Dataset section

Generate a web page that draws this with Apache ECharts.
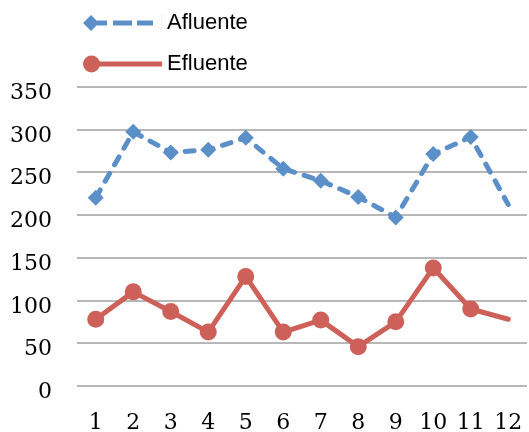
<!DOCTYPE html>
<html>
<head>
<meta charset="utf-8">
<script src="https://cdn.jsdelivr.net/npm/echarts@6/dist/echarts.min.js"></script>
<style>
  html, body { margin: 0; padding: 0; background: #ffffff; }
  #chart { width: 529px; height: 432px; }
</style>
</head>
<body>
<div id="chart"></div>
<script>
// Monthly values (1-12) for influent and effluent
const categories = ['1', '2', '3', '4', '5', '6', '7', '8', '9', '10', '11', '12'];
const afluente = [220, 297, 273, 276, 290, 254, 240, 221, 197, 271, 291, 212];
const efluente = [78, 110, 87, 63, 128, 63, 77, 46, 75, 138, 90, 78];
const yTicks = { min: 0, max: 350, step: 50 };

const blue = '#5b8fc8';
const red = '#cd615a';

// the last month has no marker on either series
function points(values) {
  return values.map((v, i) => i === values.length - 1 ? { value: v, symbol: 'none' } : v);
}

// legend icons: marker on the left followed by the line pattern
const iconAfluente = 'path://M0 8.5 L8 0.5 L16 8.5 L8 16.5 Z M14 6 H24 V11 H14 Z M30 6 H49 V11 H30 Z M54 6 H70 V11 H54 Z M78.9 0 L79 0 L79 17 L78.9 17 Z';
const iconEfluente = 'path://M0 8.5 A8.5 8.5 0 1 1 17 8.5 A8.5 8.5 0 1 1 0 8.5 Z M8 6 H79 V11 H8 Z';

const chart = echarts.init(document.getElementById('chart'), null, { renderer: 'canvas' });
chart.setOption({
  animation: false,
  backgroundColor: '#ffffff',
  grid: { left: 77, right: 2, top: 86.5, bottom: 46, containLabel: false, outerBoundsMode: 'none' },
  legend: {
    orient: 'vertical',
    left: 83,
    top: 12,
    padding: 0,
    itemWidth: 79,
    itemHeight: 17,
    itemGap: 19,
    symbolKeepAspect: false,
    itemStyle: { borderWidth: 0 },
    textStyle: { fontFamily: 'Liberation Sans', fontSize: 22, color: '#000000' },
    data: [
      { name: 'Afluente', icon: iconAfluente, itemStyle: { color: blue } },
      { name: 'Efluente', icon: iconEfluente, itemStyle: { color: red } }
    ]
  },
  xAxis: {
    type: 'category',
    data: categories,
    boundaryGap: true,
    axisLine: { show: false },
    axisTick: { show: false },
    axisLabel: { margin: 26, fontFamily: 'DejaVu Serif', fontSize: 22, color: '#000000' }
  },
  yAxis: {
    type: 'value',
    min: yTicks.min,
    max: yTicks.max,
    interval: yTicks.step,
    axisLine: { show: false },
    axisTick: { show: false },
    axisLabel: {
      margin: 25, fontFamily: 'DejaVu Serif', fontSize: 22, color: '#000000',
      verticalAlign: 'top', lineHeight: 13
    },
    splitLine: { lineStyle: { color: '#a0a0a0', width: 1.6 } }
  },
  series: [
    {
      name: 'Afluente',
      type: 'line',
      data: points(afluente),
      symbol: 'diamond',
      symbolSize: 16,
      itemStyle: { color: blue },
      lineStyle: { color: blue, width: 5, type: [9, 10], cap: 'round' },
      z: 3
    },
    {
      name: 'Efluente',
      type: 'line',
      data: points(efluente),
      symbol: 'circle',
      symbolSize: 17,
      itemStyle: { color: red },
      lineStyle: { color: red, width: 5, cap: 'round' },
      z: 2
    }
  ]
});
</script>
</body>
</html>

Required task
Return the material line for line, from its beginning to the line that contains "350, step: 50", with the pictures left out.

The answer
Generate a web page that draws this with Apache ECharts.
<!DOCTYPE html>
<html>
<head>
<meta charset="utf-8">
<script src="https://cdn.jsdelivr.net/npm/echarts@6/dist/echarts.min.js"></script>
<style>
  html, body { margin: 0; padding: 0; background: #ffffff; }
  #chart { width: 529px; height: 432px; }
</style>
</head>
<body>
<div id="chart"></div>
<script>
// Monthly values (1-12) for influent and effluent
const categories = ['1', '2', '3', '4', '5', '6', '7', '8', '9', '10', '11', '12'];
const afluente = [220, 297, 273, 276, 290, 254, 240, 221, 197, 271, 291, 212];
const efluente = [78, 110, 87, 63, 128, 63, 77, 46, 75, 138, 90, 78];
const yTicks = { min: 0, max: 350, step: 50 };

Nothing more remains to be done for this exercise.